Hi,
I'm trying to read some replacement rules from a file (separated by "|") and use them on a given Text...
$inputText = [system.IO.File]::ReadAllText("input.txt")
$regex = Get-Content "changes.txt" -ReadCount 0
foreach($expression in $regex) {
if ($expression -eq 'EOF') { break }
$parts = $expression.Split("|")
if ($parts.Count -eq 2) {
$t = $parts[0]
$u = $parts[1]
$inputText = $InputText -creplace $t, $u
$inputText | out-file "output.txt" -enc ascii
}
This works fine for most rules, but doesn't work for matching patterns at end of a line.
e.g. \\DE`r`n|\\DE_02`r`n
If I try using strings for the replacement, the expected replacements are done:
$inputText = $InputText -creplace "\\DE`r`n", "\\DE_02`r`n"
How come it works with "strings", but not with &variables??? (the variables $t and $u contain just the same strings...)
Which replacement rule can be used for my needs?
Thanks in advance!
Hello,
your examples do not work for me, maybe I provide wrong input data. I assume you are trying to replace \\DE with \\DE_2 in the source file (but not replacing \\server\name\DE to \\server\name\DE_2) by providing the replace rules in changes file.
I have taken time to explain the script in more detail since you seem a bit lost, hope you'll appreciate it.

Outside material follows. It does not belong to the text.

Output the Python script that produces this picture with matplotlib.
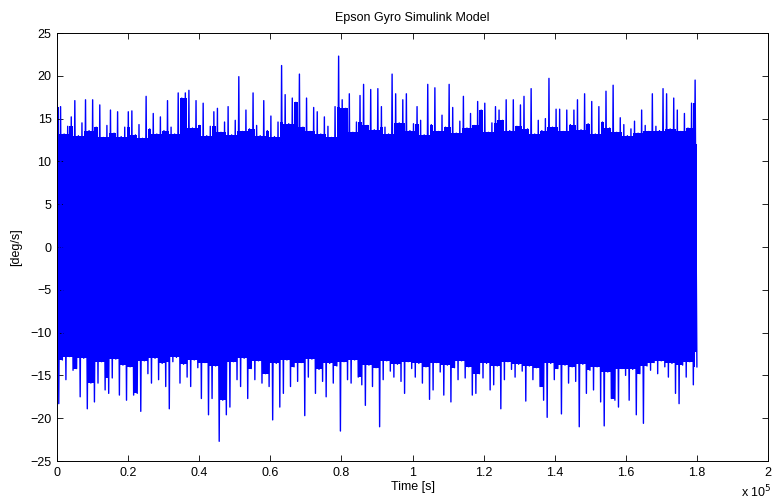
import matplotlib
matplotlib.use('Agg')
import matplotlib.pyplot as plt
from matplotlib.ticker import MultipleLocator, FuncFormatter
import numpy as np

plt.rcParams['font.family'] = ['Liberation Sans', 'DejaVu Sans']

t_end = 1.8e5
upper_peaks = [
    19.9, 16.4, 13.2, 14.1, 15.2, 17.1, 13.0, 14.5, 17.2, 13.6,
    17.2, 14.0, 16.6, 12.8, 14.2, 16.0, 13.3, 15.8, 12.9, 14.0,
    15.8, 15.9, 13.1, 14.3, 12.7, 17.6, 13.8, 15.6, 13.2, 15.2,
    13.6, 17.1, 14.0, 13.2, 18.0, 17.4, 18.0, 18.3, 13.9, 17.1,
    14.2, 16.8, 13.0, 14.1, 15.8, 16.2, 13.4, 14.6, 16.4, 13.1,
    14.8, 19.9, 13.5, 16.0, 13.8, 18.0, 14.2, 13.0, 17.1, 13.6,
    15.3, 12.9, 14.6, 21.2, 17.8, 14.4, 17.4, 16.9, 20.2, 14.0,
    17.4, 13.5, 16.3, 15.8, 13.2, 15.2, 14.1, 12.8, 16.4, 22.3,
    17.2, 16.2, 17.9, 13.4, 14.6, 17.7, 19.0, 14.2, 18.4, 13.7,
    18.5, 16.4, 14.0, 13.2, 20.2, 17.9, 14.5, 17.2, 17.9, 13.6,
    14.4, 16.4, 14.8, 13.1, 19.0, 14.3, 18.6, 13.5, 15.4, 14.0,
    19.0, 16.3, 13.3, 14.7, 17.6, 13.9, 15.6, 14.2, 17.0, 16.0,
    16.8, 13.4, 14.5, 16.4, 16.0, 14.8, 17.2, 13.6, 17.2, 14.1,
    16.6, 17.6, 13.8, 18.5, 13.2, 14.8, 13.6, 15.0, 19.7, 14.0,
    16.1, 16.1, 13.5, 16.0, 14.3, 16.0, 17.2, 13.7, 17.9, 14.4,
    17.0, 13.2, 16.4, 14.6, 18.2, 13.9, 18.9, 13.4, 15.1, 14.3,
    13.0, 13.8, 14.7, 13.3, 16.0, 14.2, 13.5, 17.9, 14.1, 13.6,
    18.5, 17.9, 13.8, 17.4, 16.0, 13.5, 15.6, 13.9, 16.8, 19.5,
]
lower_peaks = [
    -18.3, -13.2, -15.5, -12.8, -14.4, -14.2, -17.5, -13.0, -18.9, -15.9,
    -18.1, -15.9, -13.4, -16.7, -17.1, -15.3, -13.1, -17.3, -13.8, -17.9,
    -14.0, -17.3, -17.1, -19.2, -13.3, -14.8, -15.9, -13.0, -15.5, -13.6,
    -16.3, -18.9, -13.4, -12.9, -15.9, -13.7, -15.2, -16.3, -13.2, -14.1,
    -17.7, -13.5, -19.6, -17.7, -13.9, -22.7, -17.9, -19.6, -18.7, -13.4,
    -15.5, -16.3, -13.0, -17.7, -14.2, -15.5, -13.3, -15.9, -14.8, -16.3,
    -20.2, -13.6, -18.7, -17.1, -13.2, -16.3, -14.0, -15.7, -13.5, -19.7,
    -15.2, -13.1, -17.1, -14.3, -15.7, -17.5, -13.6, -15.9, -13.9, -21.5,
    -13.4, -15.5, -15.9, -13.2, -15.2, -16.1, -18.5, -13.8, -16.3, -14.1,
    -21.0, -15.5, -13.3, -14.5, -15.2, -13.7, -15.7, -17.1, -13.4, -14.2,
    -15.2, -13.6, -15.9, -14.0, -17.8, -16.7, -13.5, -14.6, -17.3, -13.8,
    -18.1, -14.1, -15.5, -13.3, -15.3, -14.0, -17.3, -17.1, -14.8, -15.3,
    -13.6, -16.7, -16.1, -13.9, -18.9, -15.5, -13.4, -14.3, -15.2, -13.7,
    -14.5, -18.0, -13.9, -15.5, -14.1, -16.3, -17.9, -19.9, -13.6, -15.5,
    -14.2, -19.5, -13.8, -15.9, -14.0, -15.7, -21.0, -13.7, -17.1, -14.4,
    -16.7, -14.0, -18.1, -20.9, -14.6, -17.7, -17.9, -18.7, -14.2, -15.0,
    -17.9, -14.3, -19.6, -14.8, -20.6, -13.9, -14.4, -13.5, -14.8, -13.3,
    -14.0, -15.2, -13.6, -17.1, -18.3, -13.8, -15.2, -13.4, -16.1, -14.0,
]
# solid core of the noise band
band_top = 12.0
band_bottom = -12.3

n = len(upper_peaks)
t = np.linspace(0, t_end, 2 * n)
rate = np.empty(2 * n)
rate[0::2] = upper_peaks
rate[1::2] = lower_peaks

# ragged shoulder of the band: the lower of each peak and its neighbours
up = np.array(upper_peaks)
lo = np.array(lower_peaks)
shoulder_hi = np.minimum(np.minimum(up, np.roll(up, 1)), np.roll(up, -1))
shoulder_lo = np.maximum(np.maximum(lo, np.roll(lo, 1)), np.roll(lo, -1))
t_pk = t[0::2]

fig = plt.figure(figsize=(7.72, 5.04), dpi=100)
ax = fig.add_axes([57 / 772, 1 - 461 / 504, 711 / 772, 428 / 504])

blue = '#0000ff'
ax.fill_between([0, t_end], band_bottom, band_top, color=blue, linewidth=0)
ax.fill_between(t_pk, shoulder_lo, shoulder_hi, step='mid', color=blue, linewidth=0)
ax.plot(t, rate, color=blue, linewidth=1.0)

ax.set_xlim(0, 2e5)
ax.set_ylim(-25, 25)
ax.xaxis.set_major_locator(MultipleLocator(0.2e5))
ax.yaxis.set_major_locator(MultipleLocator(5))
ax.xaxis.set_major_formatter(FuncFormatter(lambda v, p: f'{v / 1e5:g}'))

ax.tick_params(direction='in', length=4, width=0.6, labelsize=9,
               top=True, right=True, pad=4)
for s in ax.spines.values():
    s.set_linewidth(0.7)

ax.set_title('Epson Gyro Simulink Model', fontsize=9, pad=9)
ax.set_xlabel('Time [s]', fontsize=9, labelpad=2)
ax.set_ylabel('[deg/s]', fontsize=9, labelpad=6)
fig.text(741 / 772, 1 - 497 / 504, r'x 10$^{5}$', fontsize=9, va='baseline')

fig.savefig('out.png', dpi=100)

First of all there is -replace (-split) operator and its case sensitive variant -creplace (-csplit), these are taking regular expression as argument, you have to realize that | and \ has special meaning in regular expressions.
In your example $InputText -creplace "\\DE`r`n", "\\DE_02`r`n" does not mean replace \\DE<end of line> with \\DE_2<end of line> but replace \DE`n`r with \\DE_2`n`r. The first \ in the first expression is taken as an escape sign causing the second one to be interpreted as a normal character.
This beahviour can be supressed with "simplematch" option for the -split and with [regex]::escape("<expression>") method for the -replace operator.
(Btw what is the reason you use the -readCount 0 ?)
here is code that takes input file input.txt and replaces strings by rules given in changes.txt file in format
find|replacewith<rest of line is ommited>
#set paths for the input, output and changes files $changeFile = 'C:\Temp\regex_file\changes.txt' $changes = Get-Content $changeFile <#content: \\DE|\\DE_02 \\FE|\\FE_02 test #> $InputFile = 'C:\Temp\regex_file\input.txt' $input = Get-Content $InputFile <#content: \\DE \\DE\name \\DE\file\DE\ \\FE \\FE\test\FE #> $outputFile = 'C:\Temp\regex_file\output.txt' #process the data <#for each line in changes files do a split by "|" and produce maximum of 3 results for each line (do 3-1=2 splits, reducing amount of work done if there is more places to split), simplematch - match the "|" as is,not using special regex characters) If the count of results from the split is less than 2 then proceed to the next line (go to next item in foreach) do a replace on the $input variable doing a "simpleMatch" - \\ are treated as normal characters #> foreach ($change in $changes) { $change = $change -split "|",3,"simplematch" if ($change.Count -lt 2) {continue} $input = $input -creplace [regex]::Escape($change[0]), $change[1] } $input | out-file $outputFile -enc ascii
Thank you a lot for your quick and detailed reply =)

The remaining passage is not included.